I still need your precious help to check a few more sentences.In particular, I would like you to tell me if the words in paranthes are also possible

1) The action takes place/happens,
occurs in ....(are they all OK?)
2) A character can be presented indirectly if the reader has to infer (derive?) the features of the character from his interaction with the other characters. If the presentation is direct the character tells the reader of (about?? which is better) his personality and appearance
3) Flat characters are easily recognizable since they are built (are based, revolve around?) a single psychological trait and their personality does not develop throughout the story (in the story, in the course of the story, within the story)
4)The narrator may be internal or external. The first .... the latter (is there a better sentence connector?)
5) The external narrator tells events he has not taken part in (he has not been involved in?)
6) The first-person narrator is identified with "I". The choice of this narrator has the function of bringing the reader close to the feelings of the narrator (of making him sympathize with his feelings..)and of limiting the reader's point of view.
7)A narrator can be obtrusive (intrusive?) if he makes personal remarks (comments?) on the society of his time and unobtrusiveif he shows (reports, tells) what happens without interfering with (in) the story.

  • English -

    1 - all are fine.

    2 - "infer" is correct; "about" is correct in the second sentence.

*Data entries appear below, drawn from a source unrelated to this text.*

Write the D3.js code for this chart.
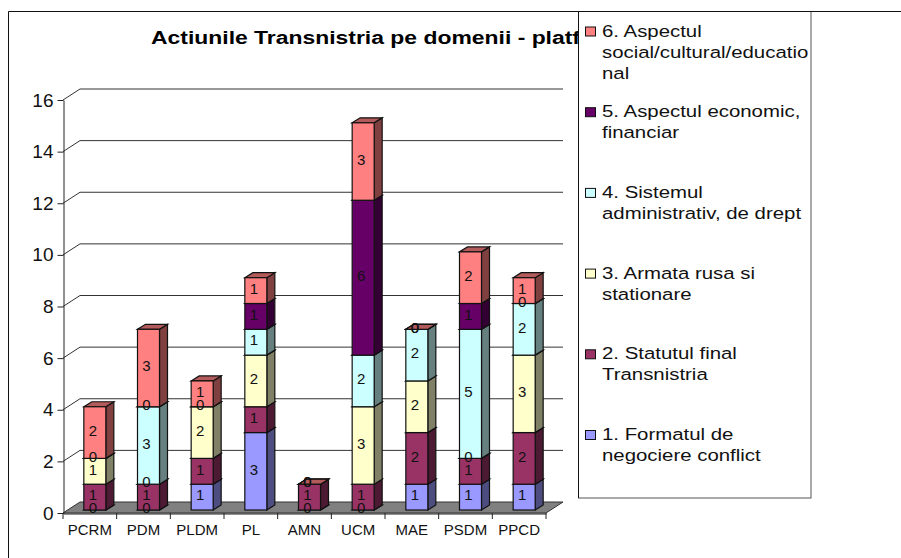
<!DOCTYPE html>
<html>
<head>
<meta charset="utf-8">
<script src="https://cdn.jsdelivr.net/npm/d3@7"></script>
<style>
body { margin: 0; background: #fff; }
svg { display: block; font-family: "Liberation Sans", Arial, sans-serif; }
</style>
</head>
<body>
<svg></svg>
<script>
let categories = ["PCRM", "PDM", "PLDM", "PL", "AMN", "UCM", "MAE", "PSDM", "PPCD"];

// null = no segment and no label in the picture, 0 = a printed "0"
let formatul = [0, 0, 1, 3, 0, 0, 1, 1, 1];
let statutul = [1, 1, 1, 1, 1, 1, 2, 1, 2];
let armata = [1, 0, 2, 2, null, 3, 2, 0, 3];
let sistemul = [0, 3, null, 1, null, 2, 2, 5, 2];
let economic = [null, 0, 0, 1, 0, 6, 0, 1, 0];
let social = [2, 3, 1, 1, 0, 3, 0, 2, 1];

let seriesValues = [formatul, statutul, armata, sistemul, economic, social];
let seriesColors = ["#9999ff", "#993366", "#ffffcc", "#ccffff", "#660066", "#ff8080"];
let legendLines = [
    ["1. Formatul de", "negociere conflict"],
    ["2. Statutul final", "Transnistria"],
    ["3. Armata rusa si", "stationare"],
    ["4. Sistemul", "administrativ, de drept"],
    ["5. Aspectul economic,", "financiar"],
    ["6. Aspectul", "social/cultural/educatio", "nal"]
];
let yTicks = [0, 2, 4, 6, 8, 10, 12, 14, 16];
let titleText = "Actiunile Transnistria pe domenii - platf";

let width = 901;
let height = 558;
let depthX = 17;
let depthY = 11;
let barDepthX = 8;
let barDepthY = 5;

let xScale = d3.scaleBand()
    .domain(categories)
    .range([63, 546])
    .paddingInner(0.59)
    .paddingOuter(0.295);

let yScale = d3.scaleLinear()
    .domain([0, 16])
    .range([513, 100]);

let svg = d3.select("svg")
    .attr("width", width)
    .attr("height", height);

// the source text is stretched sideways, so the title is fitted to its width
svg.append("text")
    .attr("x", 151)
    .attr("y", 44)
    .attr("font-size", 18)
    .attr("font-weight", "bold")
    .attr("textLength", 429)
    .attr("lengthAdjust", "spacingAndGlyphs")
    .text(titleText);

// floor
svg.append("polygon")
    .attr("points", [
        [63, yScale(0)],
        [63 + depthX, yScale(0) - depthY],
        [546 + depthX, yScale(0) - depthY],
        [546, yScale(0)]
    ].join(" "))
    .attr("fill", "#808080")
    .attr("stroke", "#333");

// gridlines: a diagonal on the side wall, then along the back wall
svg.selectAll(".grid")
    .data(yTicks.filter(d => d > 0))
    .enter()
    .append("path")
    .attr("class", "grid")
    .attr("d", d => "M63," + yScale(d) + "l" + depthX + "," + (-depthY) + "H" + (546 + depthX))
    .attr("fill", "none")
    .attr("stroke", "#333")
    .attr("stroke-width", 1);

let yAxis = d3.axisLeft(yScale)
    .tickValues(yTicks)
    .tickSize(6)
    .tickPadding(4)
    .tickSizeOuter(0);

let yG = svg.append("g")
    .attr("transform", "translate(63.5,0)")
    .call(yAxis);
yG.selectAll("text")
    .attr("font-size", 19)
    .attr("font-family", "Liberation Sans")
    .attr("fill", "#111");
yG.selectAll("line, path").attr("stroke", "#222");

let xAxis = d3.axisBottom(xScale)
    .tickSize(0)
    .tickPadding(11)
    .tickSizeOuter(0);

let xG = svg.append("g")
    .attr("transform", "translate(0," + (yScale(0) + 0.5) + ")")
    .call(xAxis);
xG.selectAll("text")
    .attr("font-size", 15)
    .attr("font-family", "Liberation Sans")
    .attr("fill", "#111");
xG.select("path").attr("stroke", "#222");

// tick marks sit between the categories
let step = xScale.step();
svg.selectAll(".xtick")
    .data(d3.range(categories.length + 1))
    .enter()
    .append("line")
    .attr("class", "xtick")
    .attr("x1", i => 63 + i * step)
    .attr("x2", i => 63 + i * step)
    .attr("y1", yScale(0))
    .attr("y2", yScale(0) + 6)
    .attr("stroke", "#222");

// stacked bars
let table = categories.map((c, i) => {
    let row = { category: c };
    seriesValues.forEach((s, k) => { row[k] = s[i]; });
    return row;
});

let stacked = d3.stack().keys(d3.range(seriesValues.length))(table);

let barShift = 5;
let baseShift = -3;

function shade(color, f) {
    let c = d3.rgb(color);
    return d3.rgb(c.r * f, c.g * f, c.b * f).formatHex();
}

stacked.forEach((layer, k) => {
    let g = svg.append("g");
    let shown = layer.filter(d => d.data[k] !== null);
    let bx = d => xScale(d.data.category) + barShift;
    let top = d => yScale(d[1]) + baseShift;
    let bottom = d => yScale(d[0]) + baseShift;
    let w = xScale.bandwidth();

    g.selectAll(".side")
        .data(shown)
        .enter()
        .append("polygon")
        .attr("points", d => [
            [bx(d) + w, top(d)],
            [bx(d) + w + barDepthX, top(d) - barDepthY],
            [bx(d) + w + barDepthX, bottom(d) - barDepthY],
            [bx(d) + w, bottom(d)]
        ].join(" "))
        .attr("fill", shade(seriesColors[k], 0.5))
        .attr("stroke", "#111")
        .attr("stroke-width", 1.2);

    g.selectAll(".top")
        .data(shown)
        .enter()
        .append("polygon")
        .attr("points", d => [
            [bx(d), top(d)],
            [bx(d) + barDepthX, top(d) - barDepthY],
            [bx(d) + w + barDepthX, top(d) - barDepthY],
            [bx(d) + w, top(d)]
        ].join(" "))
        .attr("fill", shade(seriesColors[k], 0.7))
        .attr("stroke", "#111")
        .attr("stroke-width", 1.2);

    g.selectAll(".front")
        .data(shown)
        .enter()
        .append("rect")
        .attr("x", bx)
        .attr("y", top)
        .attr("width", w)
        .attr("height", d => bottom(d) - top(d))
        .attr("fill", seriesColors[k])
        .attr("stroke", "#111")
        .attr("stroke-width", 1.2);
});

// value labels go on last so bars never cover them
stacked.forEach((layer, k) => {
    svg.append("g")
        .selectAll("text")
        .data(layer.filter(d => d.data[k] !== null))
        .enter()
        .append("text")
        .attr("x", d => xScale(d.data.category) + xScale.bandwidth() / 2 + barShift - 2)
        .attr("y", d => (yScale(d[0]) + yScale(d[1])) / 2 + baseShift - 2)
        .attr("dy", "0.35em")
        .attr("text-anchor", "middle")
        .attr("font-size", 15)
        .attr("fill", "#111")
        .text(d => d.data[k]);
});

// legend
svg.append("rect")
    .attr("x", 578.5)
    .attr("y", 11.5)
    .attr("width", 232.5)
    .attr("height", 486.5)
    .attr("fill", "#fff")
    .attr("stroke", "#555");

let legendY = d3.scaleLinear()
    .domain([0, 5])
    .range([435, 31.5]);

let legend = svg.selectAll(".legend")
    .data(legendLines)
    .enter()
    .append("g")
    .attr("class", "legend")
    .attr("transform", (d, i) => "translate(585," + legendY(i) + ")");

legend.append("rect")
    .attr("x", 0.5)
    .attr("y", -4.5)
    .attr("width", 10)
    .attr("height", 9)
    .attr("fill", (d, i) => seriesColors[i])
    .attr("stroke", "#111");

legend.selectAll("text")
    .data(d => d)
    .enter()
    .append("text")
    .attr("transform", (d, i) => "translate(17," + (5 + i * 21) + ") scale(1.2,1)")
    .attr("font-size", 17)
    .attr("fill", "#111")
    .text(d => d);

// outer frame, open on the right and at the bottom
svg.append("path")
    .attr("d", "M8.5," + height + "V11.5H" + width + "M578.5,11.5V498")
    .attr("fill", "none")
    .attr("stroke", "#111");
</script>
</body>
</html>
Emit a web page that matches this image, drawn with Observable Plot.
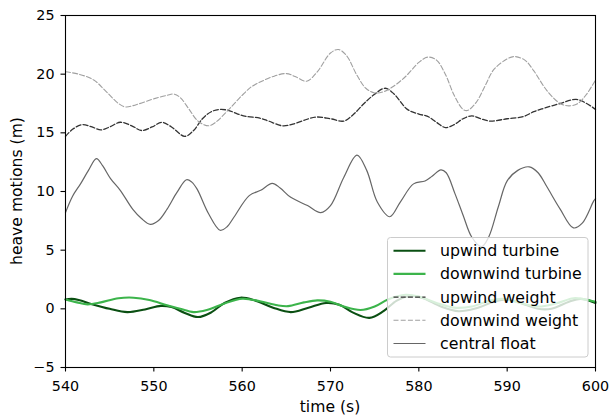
<!DOCTYPE html>
<html><head><meta charset="utf-8">
<script src="https://cdn.jsdelivr.net/npm/d3@7"></script>
<script src="https://cdn.jsdelivr.net/npm/@observablehq/plot@0.6"></script>
<style>body{margin:0;background:#fff;} svg{display:block}</style>
</head><body><div id="chart"></div>
<script>
const xTicks = [540, 550, 560, 570, 580, 590, 600];
const yTicks = [-5, 0, 5, 10, 15, 20, 25];
const xLabel = "time (s)";
const yLabel = "heave motions (m)";

// [time (s), heave (m)]
const upwindTurbine = [
  [540,0.8],[540.7,0.85],[541.5,0.75],[543,0.4],[545,0.0],[547,-0.28],[549,-0.05],[550.8,0.25],
  [552,0.15],[553.5,-0.35],[555,-0.7],[556.5,-0.3],[558,0.5],[559.8,0.95],[561.5,0.7],[563.5,0.1],
  [565.5,-0.28],[567.5,0.1],[569.5,0.5],[571,0.35],[572.5,-0.3],[574.4,-0.77],[576,-0.2],[577.5,0.7],
  [579,1.1],[580.5,0.9],[582.5,0.2],[584.5,-0.2],[586.5,0.05],[588.5,0.6],[590,0.8],[591.5,0.5],
  [593.5,0.0],[595,0.0],[597,0.6],[598.3,0.85],[600,0.5]
];
const downwindTurbine = [
  [540,0.8],[541.3,0.55],[542.5,0.38],[544,0.55],[546,0.9],[547.7,0.95],[549.5,0.75],[551.5,0.3],
  [553,0.0],[554.5,-0.28],[556,-0.1],[558,0.45],[560,0.86],[562,0.65],[564,0.3],[565.2,0.23],
  [567,0.55],[568.5,0.72],[570,0.6],[571.5,0.2],[573.4,-0.1],[575,0.2],[576.5,0.8],[578.5,1.2],
  [580,1.05],[582,0.5],[584,0.1],[586,0.2],[588,0.7],[589.5,0.85],[591.5,0.5],[593.5,0.2],
  [595.5,0.45],[597.5,0.9],[598.5,0.85],[600,0.6]
];
const upwindWeight = [
  [540,14.7],[540.8,15.3],[541.9,15.7],[543,15.5],[544,15.25],[545,15.5],[546.2,15.9],[547.5,15.6],
  [548.6,15.2],[549.8,15.5],[550.9,15.9],[552,15.5],[553.5,14.7],[554.5,15.2],[555.5,16.2],[556.5,16.8],
  [557.5,17.0],[558.5,16.9],[559.5,16.6],[560.5,16.4],[562,16.25],[563,16.0],[564.6,15.6],[566,15.8],
  [567.5,16.2],[568.5,16.35],[570,16.2],[571.5,16.0],[572.5,16.5],[573.8,17.5],[575,18.3],[576.2,18.8],
  [577.2,18.3],[578.7,17.0],[580,16.6],[581,16.4],[582,15.9],[583,15.45],[584,15.7],[585,16.2],
  [586,16.45],[587,16.2],[588.1,16.0],[590,16.2],[591.9,16.4],[593,16.8],[594.2,17.1],[596,17.5],
  [597.8,17.85],[599,17.5],[600,17.0]
];
const downwindWeight = [
  [540,20.2],[541.5,20.0],[543.2,19.5],[544.5,18.6],[546,17.5],[546.8,17.2],[548,17.4],[550,17.9],
  [551.5,18.2],[552.3,18.3],[553,18.0],[554,17.0],[555,16.0],[556.2,15.6],[557,15.9],[558.5,17.0],
  [560,18.2],[561,18.9],[562.1,19.35],[563.5,19.8],[565,20.05],[566,19.8],[567.3,19.4],[568.5,20.2],
  [570,21.8],[570.9,22.1],[571.8,21.6],[573,19.9],[574,18.8],[575,18.4],[576,18.5],[577,18.9],
  [578.5,19.8],[580,21.0],[581,21.45],[582,21.2],[583,20.0],[584,18.2],[585,17.0],[585.5,16.9],
  [586.5,17.6],[587.5,19.0],[588.5,20.4],[590,21.3],[590.8,21.5],[592,21.2],[593,20.3],[594.5,18.6],
  [596,17.5],[597,17.3],[598,17.5],[599,18.3],[600,19.5]
];
const centralFloat = [
  [540,8.2],[540.8,9.6],[541.7,10.65],[542.6,11.8],[543.5,12.8],[544.2,12.2],[545.1,11.1],[546.2,10.1],
  [547.6,8.5],[548.6,7.7],[549.6,7.2],[550.5,7.5],[551.5,8.5],[552.6,9.9],[553.7,11.0],[554.3,10.8],
  [554.9,10.2],[556.2,8.1],[557.5,6.7],[558.3,7.0],[559.1,7.85],[560.8,9.65],[562.1,10.1],[563.4,10.7],
  [564.3,10.3],[565.5,9.5],[567.4,8.8],[568.9,8.2],[570,8.8],[571.5,11.2],[573,13.1],[574.1,11.8],
  [575.3,9.1],[576.7,7.85],[577.9,9.1],[579.4,10.65],[580.7,10.9],[581.5,11.3],[582.5,11.85],[583.1,11.6],
  [584.1,9.8],[585,8.0],[586,6.1],[587.1,5.3],[587.9,6.1],[589,8.7],[590,10.9],[591.2,11.8],
  [592.5,12.1],[593.5,11.6],[594.5,10.4],[596,8.5],[597.5,6.9],[598.5,7.3],[599.8,9.2],[600,9.4]
];

const seriesNames = ["upwind turbine", "downwind turbine", "upwind weight", "downwind weight", "central float"];
const seriesData = [upwindTurbine, downwindTurbine, upwindWeight, downwindWeight, centralFloat];
const seriesColors = ["#0a4f12", "#3cb44b", "#333333", "#a0a0a0", "#666666"];
const seriesWidths = [2.1, 2.1, 1.3, 1.1, 1.2];
const seriesDash = [null, null, "5,2.2", "5,2.2", null];

const lineMarks = seriesData.map((data, i) => Plot.line(data, {
  x: d => d[0], y: d => d[1], curve: "catmull-rom",
  stroke: seriesColors[i], strokeWidth: seriesWidths[i],
  strokeDasharray: seriesDash[i] || undefined
}));

const svg = Plot.plot({
  width: 610, height: 418,
  marginLeft: 65, marginRight: 15, marginTop: 15, marginBottom: 51,
  style: {fontFamily: "DejaVu Sans", fontSize: "14.3px", background: "white", color: "black"},
  x: {domain: [540, 600], label: null},
  y: {domain: [-5, 25], label: null},
  marks: [
    ...lineMarks,
    Plot.frame({stroke: "black", strokeWidth: 1.1}),
    Plot.axisX({ticks: xTicks, tickSize: 4.5, tickPadding: 8.5, label: null, strokeWidth: 1.1}),
    Plot.axisY({ticks: yTicks, tickSize: 4.5, tickPadding: 6.5, label: null, strokeWidth: 1.1})
  ]
});

const s = d3.select(svg);
s.append("text").attr("x", 330).attr("y", 411.5).attr("text-anchor", "middle")
  .style("font-size", "15.6px").attr("fill", "black").text(xLabel);
s.append("text").attr("transform", "translate(17,191) rotate(-90)").attr("text-anchor", "middle")
  .attr("dominant-baseline", "central").style("font-size", "15.6px").attr("fill", "black").text(yLabel);

const lg = s.append("g");
lg.append("rect").attr("x", 387.5).attr("y", 237.5).attr("width", 200.5).attr("height", 119.5)
  .attr("rx", 3).attr("fill", "white").attr("fill-opacity", 0.8).attr("stroke", "#cccccc").attr("stroke-width", 1);
seriesNames.forEach((name, i) => {
  const y = 250.7 + i * 23.2;
  const ln = lg.append("line").attr("x1", 393.5).attr("x2", 425.5).attr("y1", y).attr("y2", y)
    .attr("stroke", seriesColors[i]).attr("stroke-width", seriesWidths[i]);
  if (seriesDash[i]) ln.attr("stroke-dasharray", seriesDash[i]);
  lg.append("text").attr("x", 440).attr("y", y).attr("text-anchor", "start").attr("dominant-baseline", "central")
    .style("font-size", "15.8px").attr("fill", "black").text(name);
});

document.getElementById("chart").appendChild(svg);
</script>
</body></html>
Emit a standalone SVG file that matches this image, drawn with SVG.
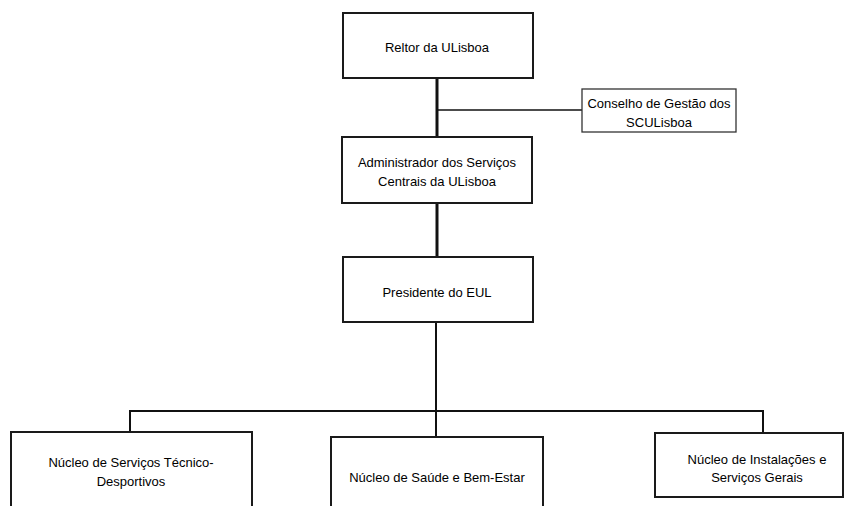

    3 - "based on a single..." and "in the story" are fine.

    4 - "The former ... the latter" is the correct pairing of these terms. However, we speak of 1st-person narrator instead of internal, and 3rd-person instead of external.
    Scroll down to POINT OF VIEW and read carefully.

    5 - The 3rd-person narrator... (delete the words in parentheses).

    6 - fine as is; delete the words in parentheses.

    7 - Delete all words in parentheses except at the end; "in" is better than "with."